It never struck me why the druids called mistletoe ‘The Golden Bough’ until I saw it in flower. The small insignificant flowers turn the whole plant a dull gold in the low spring sunshine. It must have appeared magical growing from bare branches in the depth of winter suspended between earth and sky.
In popular folklore the mistletoe grows on the oak; the lightening tree – sacred to Zeus. The oak quite possibly gave the druids their name, which translates as oak-knower. In actual fact the mistletoe rarely grows on oaks – which must have made it all the more significant to the druids when it did. In fact the mistletoe prefers to grow on the sacred apple.
Throughout Europe the apple is steeped in myth and legend. It was the fruit eaten by Adam and Eve in Eden. The Apple of Discord caused the Trojan War. There were golden apples of immortality in the Garden of the Hesperides – a Greek myth which finds parallels in the Norse goddess Iethunn’s apples of youth and beauty; and the Irish and British paradise apple isles of Abalach and Avalon.

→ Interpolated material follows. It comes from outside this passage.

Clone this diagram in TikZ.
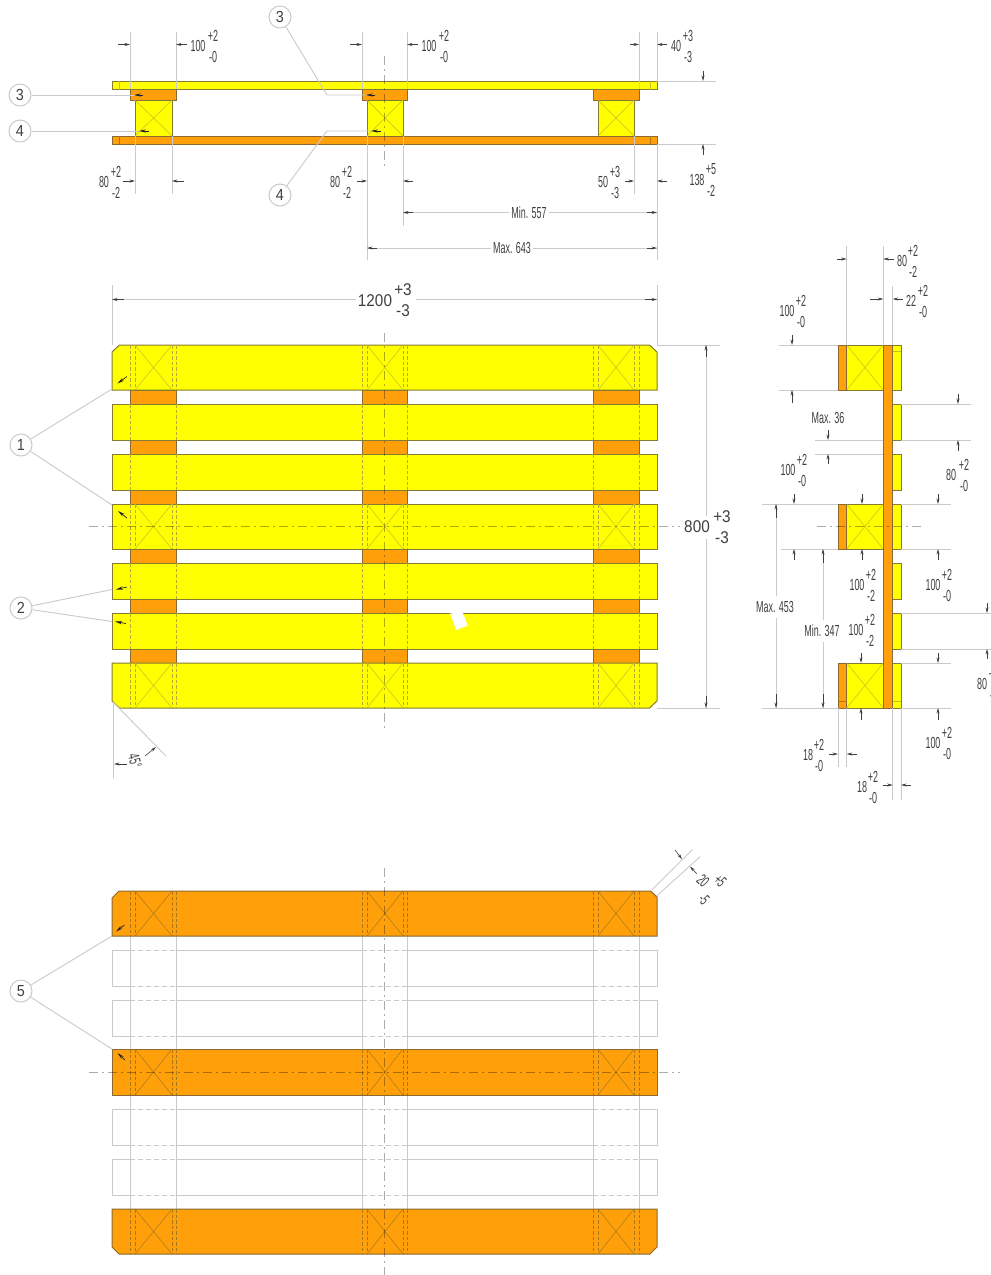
\documentclass[tikz,border=0pt]{standalone}
\usepackage{fontspec}
\setmainfont[FakeStretch=0.56]{Liberation Sans}
\newfontfamily\widefont[FakeStretch=0.9]{Liberation Sans}
\usetikzlibrary{arrows.meta}
\definecolor{pyel}{HTML}{FFFF00}
\definecolor{pora}{HTML}{FFA00A}
\definecolor{edgeY}{HTML}{857A35}
\definecolor{edgeO}{HTML}{8A6A30}
\definecolor{hid}{HTML}{B8AC30}
\definecolor{hidO}{HTML}{A87818}
\definecolor{gr}{HTML}{CACACA}
\definecolor{txt}{HTML}{404040}
\tikzset{
  yel/.style={fill=pyel,draw=edgeY,line width=1pt},
  ora/.style={fill=pora,draw=edgeO,line width=1pt},
  hidden/.style={draw=hid,line width=.6pt,dash pattern=on 3.5pt off 2pt},
  hiddenO/.style={draw=hidO,line width=.6pt,dash pattern=on 3.5pt off 2pt},
  crossY/.style={draw=hid!80!pyel,line width=.5pt},
  crossO/.style={draw=hidO,line width=.5pt},
  ext/.style={draw=gr,line width=.9pt},
  ghost/.style={draw=gr,line width=.9pt},
  ghostd/.style={draw=gr,line width=.9pt,dash pattern=on 5pt off 3pt},
  centre/.style={draw=black,draw opacity=.33,line width=.8pt,dash pattern=on 9pt off 4pt on 2pt off 4pt},
  dimarr/.style={draw=black!75,line width=.6pt,-{Stealth[length=5.5pt,width=3pt]}},
  dimboth/.style={draw=gr,line width=.8pt},
  ldrarr/.style={draw=black!85,line width=.7pt,-{Stealth[length=7pt,width=3.2pt]}},
  balloon/.style={circle,draw=gr,line width=1pt,fill=white,minimum size=22pt,inner sep=0pt,text=txt,font=\widefont\fontsize{16}{16}\selectfont},
  lbl/.style={inner sep=0pt,text=txt,font=\fontsize{16}{16}\selectfont},
  biglbl/.style={inner sep=0pt,text=txt,font=\widefont\fontsize{17}{17}\selectfont},
}
% tolerance label: value centre, offset of the tolerances, tolerances
\newcommand{\tol}[6]{%
  \node[lbl] at (#1,#2) {#3};
  \node[lbl] at (#1+#4,#2-10.5) {#5};
  \node[lbl] at (#1+#4,#2+10.5) {#6};}
\begin{document}
\begin{tikzpicture}[x=1pt,y=-1pt]
\path[use as bounding box,fill=white] (0,0) rectangle (991,1275);

% ===== TOP ELEVATION =====
\foreach \a/\b/\c/\d in {130/176/135/172, 362/407/367/403, 593/639/598/634}{
  \path[ora] (\a,89.5) rectangle (\b,100);
  \path[yel] (\c,100) rectangle (\d,136);
  \draw[crossY] (\c,100) -- (\d,136) (\d,100) -- (\c,136);
}
\path[yel] (112,81) rectangle (657,89.5);
\path[ora] (112,136) rectangle (657,144);
\draw[crossY] (119,81) -- (119,89.5) (650,81) -- (650,89.5);
\draw[crossO] (119,136) -- (119,144) (650,136) -- (650,144);
\draw[centre] (384.5,56) -- (384.5,168);

\draw[ext] (130,32) -- (130,89) (176,32) -- (176,89)
           (362,32) -- (362,89) (407,32) -- (407,89)
           (639,32) -- (639,89) (657,32) -- (657,81)
           (657,81) -- (716,81) (657,144) -- (716,144)
           (135,136) -- (135,194) (172,136) -- (172,194)
           (367,136) -- (367,260) (403,136) -- (403,226)
           (634,136) -- (634,194) (657,144) -- (657,260);
\foreach \p/\q in {118/130,187/176,350/362,418/407,630/639,667/657}{\draw[dimarr] (\p,44.5) -- (\q,44.5);}
\foreach \p/\q in {123/135,184/172,357/367,413/403,625/634,667/657}{\draw[dimarr] (\p,181) -- (\q,181);}
\draw[dimarr] (703,71) -- (703,81);
\draw[dimarr] (703,155) -- (703,144);
\tol{198}{46}{100}{15}{+2}{-0}
\tol{429}{46}{100}{15}{+2}{-0}
\tol{676}{46}{40}{12}{+3}{-3}
\tol{104}{182}{80}{12}{+2}{-2}
\tol{335}{182}{80}{12}{+2}{-2}
\tol{603}{182}{50}{12}{+3}{-3}
\tol{697}{180}{138}{14}{+5}{-2}

\node[lbl,outer sep=2pt] (minA) at (529,212.5) {Min. 557};
\node[lbl,outer sep=2pt] (maxA) at (512,248) {Max. 643};
\coordinate (minL) at (403,212.5);
\coordinate (minR) at (657,212.5);
\coordinate (maxL) at (367,248);
\coordinate (maxR) at (657,248);
\draw[dimboth] (minL) -- (minA) (minA) -- (minR);
\draw[dimboth] (maxL) -- (maxA) (maxA) -- (maxR);
\foreach \p/\q/\y in {413/403/212.5,647/657/212.5,377/367/248,647/657/248}{\draw[dimarr] (\p,\y) -- (\q,\y);}

\node[balloon] (b3a) at (20,95) {3};
\node[balloon] (b4a) at (20,131) {4};
\node[balloon] (b3b) at (280,17) {3};
\node[balloon] (b4b) at (280,195) {4};
\coordinate (c3a) at (135,95);
\coordinate (c4a) at (139,131);
\coordinate (k3b) at (327,95);
\coordinate (e3b) at (367,95);
\coordinate (k4b) at (327,131);
\coordinate (e4b) at (371,131);
\draw[ext] (b3a) -- (c3a);
\draw[ext] (b4a) -- (c4a);
\draw[ext] (b3b) -- (k3b) -- (e3b);
\draw[ext] (b4b) -- (k4b) -- (e4b);
\draw[ldrarr] (143,95) -- (134,95);
\draw[ldrarr] (149,131) -- (139,131);
\draw[ldrarr] (375,95) -- (366,95);
\draw[ldrarr] (381,131) -- (371,131);

% ===== PLAN FROM ABOVE =====
\foreach \a/\b in {130/176, 362/407, 593/639}{
  \path[ora] (\a,390) rectangle (\b,663);
}
\path[yel] (112,390) -- (112,352) -- (119.5,345) -- (649.5,345) -- (657,352) -- (657,390) -- cycle;
\foreach \t/\u in {404/440,454/490,504/549,563/599,613/649}{\path[yel] (112,\t) rectangle (657,\u);}
\path[yel] (112,663) -- (657,663) -- (657,701) -- (649.5,708) -- (119.5,708) -- (112,701) -- cycle;
\foreach \a/\c/\d/\b in {130/135/172/176, 362/367/403/407, 593/598/634/639}{
  \foreach \t/\u in {345/390,404/440,454/490,504/549,563/599,613/649,663/708}{
    \draw[hidden] (\a,\t) -- (\a,\u) (\b,\t) -- (\b,\u);
  }
  \foreach \t/\u in {345/390,504/549,663/708}{
    \draw[hidden] (\c,\t) -- (\c,\u) (\d,\t) -- (\d,\u);
    \draw[crossY] (\c,\t) -- (\d,\u) (\d,\t) -- (\c,\u);
  }
}
\path[fill=white] (450,613.3) -- (463,613) -- (467.7,625.7) -- (456,630) -- cycle;
\draw[centre] (89,526) -- (680,526);
\draw[centre] (384.5,333) -- (384.5,730);

\draw[ext] (112,285) -- (112,345) (657,285) -- (657,345)
           (657,345) -- (720,345) (657,708) -- (720,708);
\draw[dimboth] (112,299.5) -- (356,299.5) (416,299.5) -- (657,299.5);
\node[biglbl] at (375,301) {1200};
\node[biglbl] at (403,290) {+3};
\node[biglbl] at (403,311) {-3};
\draw[dimarr] (124,299.5) -- (112,299.5);
\draw[dimarr] (645,299.5) -- (657,299.5);
\node[biglbl] at (697,527) {800};
\node[biglbl] at (722,517) {+3};
\node[biglbl] at (722,538) {-3};
\draw[dimboth] (706,345) -- (706,516) (706,539) -- (706,708);
\draw[dimarr] (706,357) -- (706,345);
\draw[dimarr] (706,696) -- (706,708);

\node[balloon] (b1) at (21,445) {1};
\node[balloon] (b2) at (21,608) {2};
\coordinate (e1a) at (112,389);
\coordinate (e1b) at (112,505);
\coordinate (e2a) at (112,589.5);
\coordinate (e2b) at (112,621.5);
\draw[ext] (b1) -- (e1a);
\draw[ext] (b1) -- (e1b);
\draw[ext] (b2) -- (e2a);
\draw[ext] (b2) -- (e2b);
\draw[ldrarr] (127,376.5) -- (117.5,383.5);
\draw[ldrarr] (127,518) -- (118,511);
\draw[ldrarr] (127,587) -- (116,589.5);
\draw[ldrarr] (126,623.5) -- (115,621.5);

% 45 degree chamfer
\draw[ext] (113,702) -- (166,756) (113.5,702) -- (113.5,778);
\draw[dimarr] (127,764) -- (114,764);
\draw[dimarr] (145,756) -- (156,747);
\node[lbl,rotate=-75] at (135,761) {45°};

% ===== SIDE VIEW =====
\path[yel] (892.7,345) rectangle (901,390);
\foreach \t/\u in {404/440,454/490,504/549,563/599,613/649,663/708}{\path[yel] (892.7,\t) rectangle (901,\u);}
\foreach \t/\u in {345/390,504/549,663/708}{
  \path[yel] (846.7,\t) rectangle (883.3,\u);
  \draw[crossY] (846.7,\t) -- (883.3,\u) (883.3,\t) -- (846.7,\u);
  \path[ora] (838,\t) rectangle (846.7,\u);
}
\path[ora] (883.3,345) rectangle (892.7,708);
\draw[crossY] (892.7,351) -- (901,351) (892.7,701) -- (901,701);
\draw[crossO] (838,701) -- (846.7,701);
\draw[centre] (817,526) -- (925,526);

\draw[ext] (846.7,246) -- (846.7,345) (883.3,246) -- (883.3,345) (892.7,286) -- (892.7,345)
  (779,345) -- (838,345) (779,390) -- (838,390)
  (815,440) -- (883,440) (815,454) -- (883,454)
  (901,404) -- (971,404) (901,440) -- (971,440)
  (762,504) -- (838,504) (781,549) -- (838,549)
  (901,504) -- (951,504) (901,549) -- (951,549)
  (901,663) -- (951,663) (901,708) -- (951,708)
  (762,708) -- (838,708)
  (901,613) -- (991,613) (901,649) -- (991,649)
  (838,708) -- (838,767) (846.7,708) -- (846.7,767)
  (892.7,708) -- (892.7,800) (901,708) -- (901,800);
\foreach \p/\q/\y in {837/846.7/259,893.5/883.3/259,870/883.3/299,903/892.7/299,
   829/838/754,857/846.7/754,883/892.7/785,911/901/785}{\draw[dimarr] (\p,\y) -- (\q,\y);}
\foreach \x/\p/\q in {792/335/345,792/403/390,828/430/440,828/464/454,958/394/404,958/451/440,
   794/494/504,794/560/549,862/494/504,862/560/549,938/494/504,938/560/549,
   861/653/663,861/720/708,938/653/663,938/720/708,987/603/613,987/659/649}{\draw[dimarr] (\x,\p) -- (\x,\q);}

\node[lbl] (m36) at (828,418) {Max. 36};
\node[lbl] (m453) at (775,607) {Max. 453};
\node[lbl] (m347) at (822,631) {Min. 347};
\draw[dimboth] (776,504) -- (776,596) (776,618) -- (776,708);
\draw[dimboth] (823,549) -- (823,620) (823,642) -- (823,708);
\foreach \x in {776,823}{\draw[dimarr] (\x,694) -- (\x,708);}
\draw[dimarr] (776,518) -- (776,504);
\draw[dimarr] (823,563) -- (823,549);

\tol{902}{261}{80}{11}{+2}{-2}
\tol{911}{301}{22}{12}{+2}{-0}
\tol{787}{311}{100}{14}{+2}{-0}
\tol{951}{475}{80}{13}{+2}{-0}
\tol{788}{470}{100}{14}{+2}{-0}
\tol{933}{585}{100}{14}{+2}{-0}
\tol{857}{585}{100}{14}{+2}{-2}
\tol{856}{630}{100}{14}{+2}{-2}
\tol{933}{743}{100}{14}{+2}{-0}
\tol{808}{755}{18}{11}{+2}{-0}
\tol{862}{787}{18}{11}{+2}{-0}
\tol{982}{684}{80}{12}{+2}{-0}

% ===== PLAN FROM BELOW =====
\foreach \t/\u in {950/986,1000/1036,1109/1145,1159/1195}{
  \draw[ghost] (176,\t) -- (362,\t) (407,\t) -- (593,\t) (639,\t) -- (657,\t) -- (657,\u) -- (639,\u)
               (593,\u) -- (407,\u) (362,\u) -- (176,\u) (130,\u) -- (112,\u) -- (112,\t) -- (130,\t);
  \foreach \a/\b in {130/176,362/407,593/639}{\draw[ghostd] (\a,\t) -- (\b,\t) (\a,\u) -- (\b,\u);}
}
\foreach \x in {130,176,362,407,593,639}{\draw[ghost] (\x,936) -- (\x,1049) (\x,1095) -- (\x,1209);}
\path[ora] (112,936) -- (112,898) -- (119,891) -- (650.5,891) -- (657,897) -- (657,936) -- cycle;
\path[ora] (112,1049) rectangle (657,1095);
\path[ora] (112,1209) -- (657,1209) -- (657,1247) -- (650,1254) -- (119,1254) -- (112,1247) -- cycle;
\foreach \a/\c/\d/\b in {130/135/172/176, 362/367/403/407, 593/598/634/639}{
  \foreach \t/\u in {891/936,1049/1095,1209/1254}{
    \draw[hiddenO] (\a,\t) -- (\a,\u) (\b,\t) -- (\b,\u) (\c,\t) -- (\c,\u) (\d,\t) -- (\d,\u);
    \draw[crossO] (\c,\t) -- (\d,\u) (\d,\t) -- (\c,\u);
  }
}
\draw[centre] (89,1072) -- (680,1072);
\draw[centre] (384.5,868) -- (384.5,1275);

\node[balloon] (b5) at (21,991) {5};
\coordinate (e5a) at (112,936);
\coordinate (e5b) at (112,1049);
\draw[ext] (b5) -- (e5a);
\draw[ext] (b5) -- (e5b);
\draw[ldrarr] (124.5,925) -- (116,931.5);
\draw[ldrarr] (125,1060) -- (117.5,1053);

% corner chamfer dimension
\draw[ext] (651.7,890) -- (692.7,849.3) (656.7,896) -- (700,856.7);
\draw[dimarr] (675,850) -- (682,859);
\draw[dimarr] (697,874) -- (690,866.5);
\node[lbl,rotate=-45] at (703,881) {20};
\node[lbl,rotate=-45] at (720,881) {+5};
\node[lbl,rotate=-45] at (704,899) {-5};
\end{tikzpicture}
\end{document}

Legend has it the Druids harvested mistletoe with a golden sickle while holding a cloth underneath, so the sacred bough was not profaned by touching the ground. Sprigs of mistletoe were distributed to the people to hang up over doorways as a protection against lightning (the wrath of the gods?) and evil. Despite the fact the berry juice is poisonous (so don’t try this at home folks) the Druids called it Heal-all and used it as a remedy against poison and enchantment, and as a magical aphrodisiac to promote fertility – giving rise to the practice of kissing under it.
Mistletoe was considered the sperm of the gods because a sprig has berries that extrude a white sticky sap. (Come on people used your imagination… don’t make me spell it out.) The ancients knew man-berries (to put it bluntly) were responsible for strength, because when they were missing, as in eunuchs, males developed female characteristics such as lack of facial hair, high voices and curves in all the right places. Ancient Roman bodybuilders used to eat bull’s testicles to build muscle. Something bodybuilders still do, but now, thankfully, they are in tablet form.
The Romans called the masculine quality Vir – giving rise to the word virility and funnily enough virtue (valour, merit, moral perfection).